Dopo questo doveroso preambolo per inquadrare la figura di questa cantante, una breve cronistoria: la carriera di Susan Marshall dopo lo scioglimento del gruppo è proseguita come backing vocalist, fornendo la sua voce a tante registrazioni (viene accreditata in più di 100 album) di artisti importanti come Lynyrd Skynyrd, Primal Scream, Afghan Whigs, Lenny Kravitz, Toy Caldwell, Willy DeVille, Ana Popovic, Lucinda Williams, Solomon Burke, North Mississippi Allstars, Bottle Rockets, Cat Power e moltissimi altri. Nel frattempo Susan si è messa a scrivere canzoni e suonare il pianoforte, e il suo debutto da solista  era avvenuto con Honeymouth (02), seguito da Firefly (05), Little Red (09), quasi tutti colpevolmente ignorati dalle nostre parti.

Questa ultima fatica Decorations Of Red (uscito sul finire dello scorso anno), è una bella raccolta di brani a carattere natalizio, con alcune “cover” d’autore a tema, e per registrarlo Susan (con la produzione di Jeff Powell) si è recata nei mitici studi Sam Phillips Recording Services di Memphis (tutti travestiti da Babbo Natale), David Cousar alle chitarre elettriche e acustiche, Clifford “Peewee” Jackson alla batteria, Jana Misener al cello, contrabbasso e armonie vocali, e la stessa Marshall al piano e tastiere, per confezionare nove brani dove la voce di Susan può spaziare in libertà di vocalizzo.

Le “decorazioni rosse” stagionali si aprono con una magnifica versione di un brano di William Bell Every Day Will Be Like A Holiday, una ballata “soul” con tanto di coretti in puro stile “Stax”, per poi passare ai classici sempiterni, una Santa Baby (ascoltate anche la versione originale di Eartha Kitt) rifatta in chiave blues, e una White Christmas cantata in modo celestiale dalla nostra “amica”, e  quindi omaggiare una grande cantautrice come Carole King con la sua nota Home Again, pescata dal famosissimo e pluridecorato Tapestry (71). Le confezioni natalizie contengono un altro “standard” come  Jingle Bells, rivoltato come un calzino dall’arrangiamento della Marshall, a cui fanno seguito una sofferta Little Things A Lot , una Blue Christmas di Billy Hayes riletta in chiave ovattata e “jazzy”, per poi rispolverare un’altra grande canzone “stagionale” come River di Joni Mitchell (questa la trovate sul mitico Blue) in una versione pianistica da brividi, e chiudere con l’inedito Deck The Halls, Y’All (firmato da tutti i componenti della band), dove Susan sperimenta nuovi percorsi sonori.

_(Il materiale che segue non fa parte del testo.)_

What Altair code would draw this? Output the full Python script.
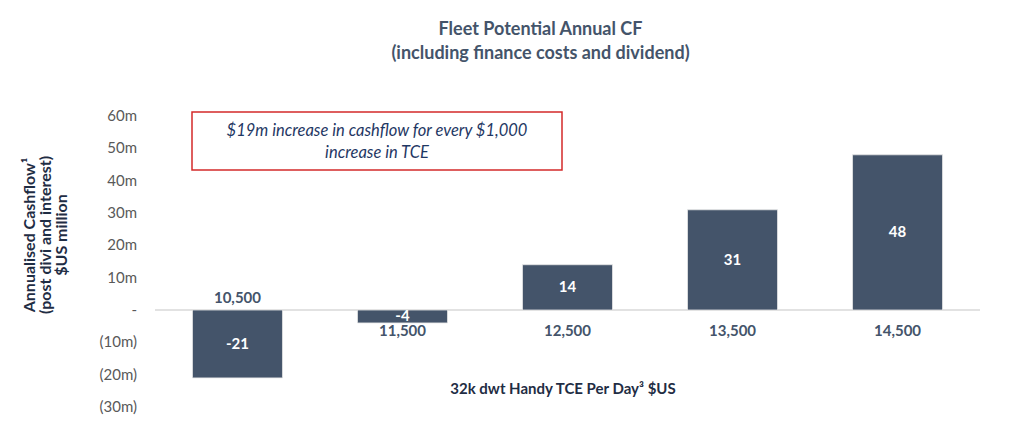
import altair as alt
import pandas as pd

categories = ["10,500", "11,500", "12,500", "13,500", "14,500"]
cashflow = [-21, -4, 14, 31, 48]
value_labels = ["-21", "-4", "14", "31", "48"]
y_ticks = [-30, -20, -10, 0, 10, 20, 30, 40, 50, 60]
y_tick_labels = ["(30m)", "(20m)", "(10m)", "-", "10m", "20m", "30m", "40m", "50m", "60m"]

title_lines = ["Fleet Potential Annual CF", "(including finance costs and dividend)"]
y_title_lines = ["Annualised Cashflow\u00b9", "(post divi and interest)", "$US million"]
x_title = "32k dwt Handy TCE Per Day\u00b3 $US"
note_lines = ["$19m increase in cashflow for every $1,000", "increase in TCE"]

df = pd.DataFrame({"tce": categories, "cf": cashflow, "lbl": value_labels})
ticks_df = pd.DataFrame({"v": y_ticks, "t": y_tick_labels})

FONT = "Lato"
BAR = "#44546a"
NAVY = "#1f2d44"

x_enc = alt.X("tce:N", sort=categories,
              scale=alt.Scale(paddingInner=0.4545, paddingOuter=0.227),
              axis=None)
y_scale = alt.Scale(domain=[-30, 60], nice=False, zero=False)

base = alt.Chart(df)

zero_line = alt.Chart(pd.DataFrame({"v": [0]})).mark_rule(
    color="#d9d9d9", strokeWidth=1.5
).encode(
    y=alt.Y("v:Q", scale=y_scale, axis=None),
    x=alt.value(0), x2=alt.value(825),
)

tick_labels = alt.Chart(ticks_df).mark_text(
    font=FONT, fontSize=15, color="#595959", align="right", baseline="middle"
).encode(
    y=alt.Y("v:Q", scale=y_scale, axis=None),
    x=alt.value(-18),
    text="t:N",
)

y_title = alt.Chart(pd.DataFrame({"t": [y_title_lines]})).mark_text(
    font=FONT, fontSize=16, fontWeight="bold", color=NAVY, angle=270,
    lineHeight=16, align="center", baseline="middle"
).encode(x=alt.value(-125), y=alt.value(119), text="t")

bars = base.mark_bar(color=BAR, stroke="#e6e6e6", strokeWidth=0.8).encode(
    x=x_enc,
    y=alt.Y("cf:Q", scale=y_scale, axis=None),
    y2=alt.datum(0),
)

vals = base.transform_calculate(mid="datum.cf / 2").mark_text(
    font=FONT, fontSize=15, fontWeight="bold", color="white", baseline="middle"
).encode(
    x=x_enc,
    y=alt.Y("mid:Q", scale=y_scale, axis=None),
    text="lbl:N",
)

cat_above = base.transform_filter(alt.datum.tce == categories[0]).mark_text(
    font=FONT, fontSize=15, fontWeight="bold", color=BAR, baseline="bottom", dy=-4
).encode(x=x_enc, y=alt.datum(0), text="tce:N")

cat_below = base.transform_filter(alt.datum.tce != categories[0]).mark_text(
    font=FONT, fontSize=15, fontWeight="bold", color=BAR, baseline="top", dy=14
).encode(x=x_enc, y=alt.datum(0), text="tce:N")

xt = alt.Chart(pd.DataFrame({"t": [x_title]})).mark_text(
    font=FONT, fontSize=15, fontWeight="bold", color=NAVY, baseline="middle"
).encode(x=alt.value(408), y=alt.value(273), text="t:N")

box = alt.Chart(pd.DataFrame({"a": [1]})).mark_rect(
    fill="white", stroke="#d42a2a", strokeWidth=1.5
).encode(x=alt.value(37), x2=alt.value(407), y=alt.value(-4), y2=alt.value(54))

note = alt.Chart(pd.DataFrame({"t": [note_lines]})).mark_text(
    font=FONT, fontSize=16.5, fontStyle="italic", color="#1f3864",
    lineHeight=22, baseline="middle"
).encode(x=alt.value(222), y=alt.value(15), text="t")

chart = alt.layer(zero_line, tick_labels, y_title, bars, vals, cat_above, cat_below,
                  xt, box, note).properties(
    width=825, height=291,
    background="white",
    title=alt.TitleParams(text=title_lines, font=FONT, fontSize=18, fontWeight="bold",
                          color="#44546a", anchor="middle", frame="group",
                          offset=46, dx=-27, lineHeight=24),
    padding={"left": 147, "top": 108, "right": 20, "bottom": 10},
    autosize=alt.AutoSizeParams(type="none"),
).configure_view(strokeWidth=0)

chart.save("out.html", embed_options={"renderer": "svg", "actions": False})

Susan Marshall in tutti questi anni, si è costruita una dignitosa carriera indipendente nell’ambito del sottobosco musicale americano, confermandosi una straordinaria cantante tra le più brave e versatili attualmente in circolazione (siamo in zona Beth Hart https://www.youtube.com/watch?v=jjYc2TIGBxE , Dana Fuchs e Grace Potter), con una voce chiara e potente, doti che la fanno apprezzare come “vocalist” dagli addetti ai lavori e dagli amanti della buona musica. Se ancora non conoscete questa signora, è giunto il momento di rimediare a questa lacuna. Oppure aspettate il prossimo Natale!

Tino Montanari

*NDT. Dopo Dana Fuchs e Susan Marshall, per chiudere il cerchio delle belle voci, a giorni sarà il turno di un’altra grande cantante, Shaun Murphy. Alla prossima!